Le déclic de cette mobilisation grandissante? La publication, fin 2018, du rapport spécial des experts climat de l'ONU, le Giec, sur ce que sera le monde avec un réchauffement de 1,5°C, et de 2°C.

"Le message des scientifiques a été que chaque demi-degré compte", relève Amy Dahan, historienne des sciences, spécialiste du changement climatique au CNRS. Leur parole, longtemps cantonnée aux cercles des chefs d'Etat et des ONG, a été largement relayée. Des citoyens se sont emparés du rapport pour le rendre accessible à tous.

"C'est nouveau", constate la climatologue Corinne Le Quéré, présidente du Haut conseil pour le climat en France et membre de la Commission sur le changement climatique britannique. "Ça fait 30 ans que je travaille sur les changements climatiques et pendant 29 ans, comme scientifiques, nous avons fait notre travail en douce", plaisante celle qui, actuellement, reçoit "des invitations tous les jours" pour participer à des débats.

- Cyclones, canicules, inondations -

Ce "rapport 1,5°C" a aussi été un déclic pour Caroline Merner, militante écologique de 24 ans. Il "nous a donné une ligne de temps très claire: il reste 12 ans pour agir", souligne la Canadienne, membre du mouvement Youth4Climate.

Plus question de laisser passer les écarts entre les engagements et les décisions des dirigeants politiques, selon elle. "Les jeunes n'acceptent pas le greenwashing", les discours volontaristes non suivis d'effet.

Cette année, le Giec a encore tiré la sonnette d'alarme sur la question de la gestion des terres et sur les océans. Et le groupe d'experts de l'ONU sur la biodiversité, l'IPBES, a alerté sur la dégradation vertigineuse des espèces.

Au même moment, les phénomènes climatiques extrêmes se multiplient, n'épargnant aucun continent: cyclone Idai au Mozambique, typhon Hagibis au Japon, canicules record et sécheresse en Europe, incendies en Californie et Australie, Venise inondée, tandis que l'Indonésie compte déplacer sa capitale face à la montée des eaux. "On voit les changements climatiques de nos propres yeux", constate Corinne Le Quéré.

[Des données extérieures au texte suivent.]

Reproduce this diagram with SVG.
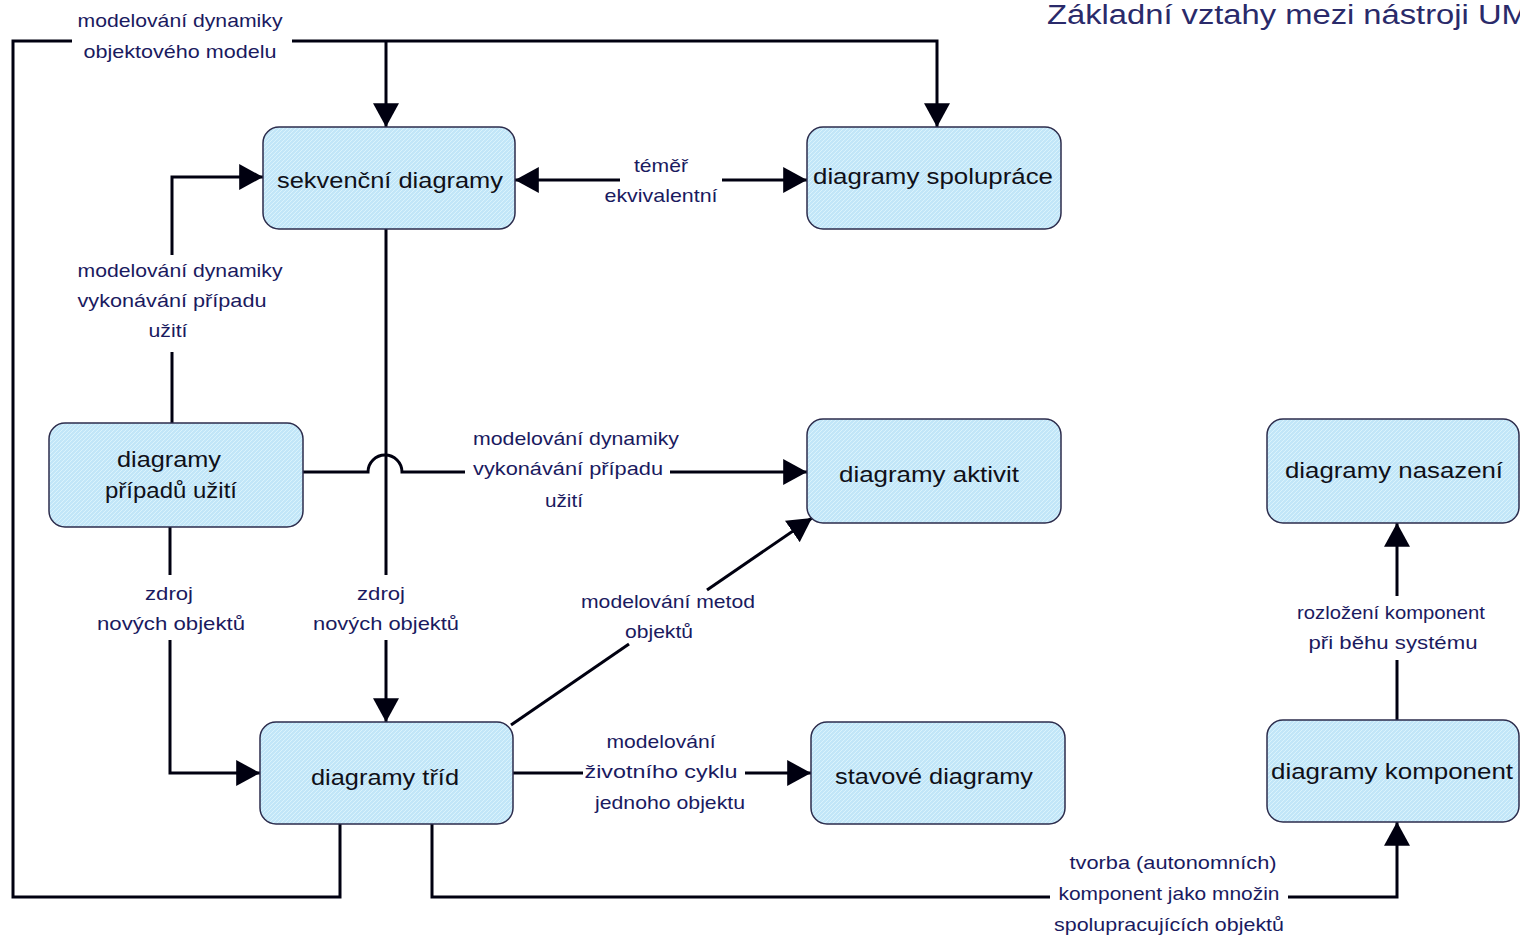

2019 s'annonce comme une des années les plus chaudes jamais enregistrées. Après 2015, 2016, 2017 et 2018...

Sous la pression de la rue et des urnes avec la percée des écologistes au Parlement européen, les gouvernements commencent à agir. Paris et Londres ont déclaré l'urgence écologique et climatique. L'union européenne veut atteindre la neutralité carbone en 2050.

Mais en dépit de la mobilisation grandissante, la 25e Conférence de l'ONU pour le climat à Madrid début décembre a abouti sur un accord a minima.

- "Agir ensemble" -

Les marches pour le climat ont mobilisé en masse aux Etats-Unis, en Australie ou en Allemagne, plus modestement dans des pays d'Asie, d'Afrique ou d'Amérique latine, pourtant en première ligne face aux changements climatiques.

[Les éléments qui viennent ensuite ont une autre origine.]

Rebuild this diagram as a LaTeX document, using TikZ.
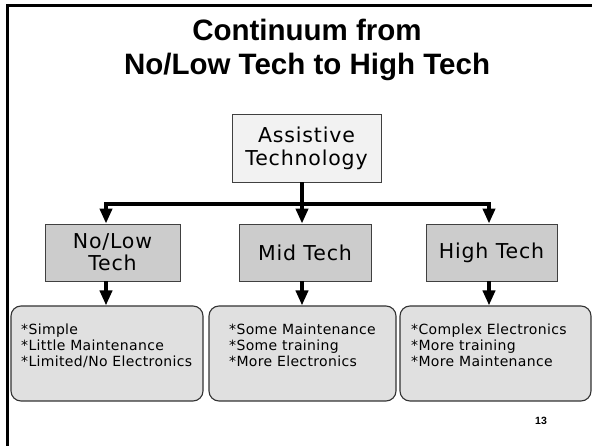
\documentclass[tikz,border=0pt]{standalone}
\usepackage{fontspec}
\setmainfont{DejaVu Sans}
\newfontfamily\titlefont{Liberation Sans}
\newfontfamily\boxfont[LetterSpace=4]{DejaVu Sans}
\newfontfamily\listfont[LetterSpace=2.5]{DejaVu Sans}
\usetikzlibrary{arrows.meta}

\begin{document}
\begin{tikzpicture}[x=1pt,y=-1pt]

\tikzset{top/.style = {draw=black!75, fill=black!5, line width=0.8pt, align=center, font=\boxfont\fontsize{20.5}{23}\selectfont}}
\tikzset{tech/.style = {draw=black!75, fill=black!20, line width=0.8pt, align=center, minimum height=57pt, font=\boxfont\fontsize{20.5}{22}\selectfont}}
\tikzset{info/.style = {draw=black!80, fill=black!12, line width=1.1pt, rounded corners=10pt, minimum height=95pt}}
\tikzset{list/.style = {anchor=north west, inner sep=0pt, align=left, font=\listfont\fontsize{14}{16}\selectfont}}
\tikzset{link/.style = {line width=4pt, -{Triangle[width=12pt,length=15pt]}}}

\useasboundingbox (0,0) rectangle (592,446);
%frame
\draw[line width=3pt] (592,6) -- (7,6) -- (7,446);
%title
\node[anchor=north, inner sep=0pt, align=center, font=\titlefont\bfseries\fontsize{29.5}{34}\selectfont] (title) at (307,18.5) {Continuum from\\No/Low Tech to High Tech};
%boxes
\node[top, minimum width=149pt, minimum height=68pt] (at) at (306.5,148) {Assistive\\Technology};
\node[tech, minimum width=135pt] (nolow) at (112.5,252.5) {No/Low\\Tech};
\node[tech, minimum width=132pt] (mid) at (305,252.5) {Mid Tech};
\node[tech, minimum width=131pt] (high) at (491.5,252.5) {High Tech};
\node[info, minimum width=192pt] (lo1) at (107,353.5) {};
\node[info, minimum width=187pt] (lo2) at (302.5,353.5) {};
\node[info, minimum width=191pt] (lo3) at (495.5,353.5) {};
\node[list] (lo1txt) at (21,323.5) {*Simple\\*Little Maintenance\\*Limited/No Electronics};
\node[list] (lo2txt) at (229,323.5) {*Some Maintenance\\*Some training\\*More Electronics};
\node[list] (lo3txt) at (411,323.5) {*Complex Electronics\\*More training\\*More Maintenance};
\node[font=\titlefont\bfseries\fontsize{10.5}{12}\selectfont] (page) at (541,421) {13};
%arrows
\coordinate (bl) at (106,204);
\coordinate (bm) at (302,204);
\coordinate (br) at (489,204);
\draw[line width=4pt, {Triangle[width=12pt,length=15pt]}-{Triangle[width=12pt,length=15pt]}] (bl |- nolow.north) -- (bl) -- (br) -- (br |- high.north);
\draw[link] (at.south -| bm) -- (mid.north -| bm);
\draw[link] (nolow.south -| bl) -- (lo1.north -| bl);
\draw[link] (mid.south -| bm) -- (lo2.north -| bm);
\draw[link] (high.south -| br) -- (lo3.north -| br);

\end{tikzpicture}
\end{document}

Pour autant, il ne faut pas penser que les populations du Sud ne se mobilisent pas, selon Alfredo Jornet, professeur à l'Université d'Oslo. Des mouvements "y sont très actifs depuis longtemps", relève-t-il, citant les peuples autochtones en Amazonie.

"Vous pouvez vous préoccuper du climat quand vous avez de l'argent, des privilèges", renchérit Melina Sakiyama, activiste brésilienne de 34 ans, pour qui les questions environnementales et sociales sont intimement liées.

Cette mobilisation citoyenne va-t-elle encore grandir en cette nouvelle année-clé pour le climat mais aussi la nature? Outre une COP26 importante à Glasgow fin 2020, l'Union internationale pour la conservation pour la nature (UICN) tient son congrès mondial en France en juin, avant un sommet international sur la biodiversité en Chine en octobre.

2020 sera "l'année de l'action", a voulu croire Greta Thunberg en marge de la COP25. "Nous entrerons dans une nouvelle décennie, une décennie qui va définir notre avenir."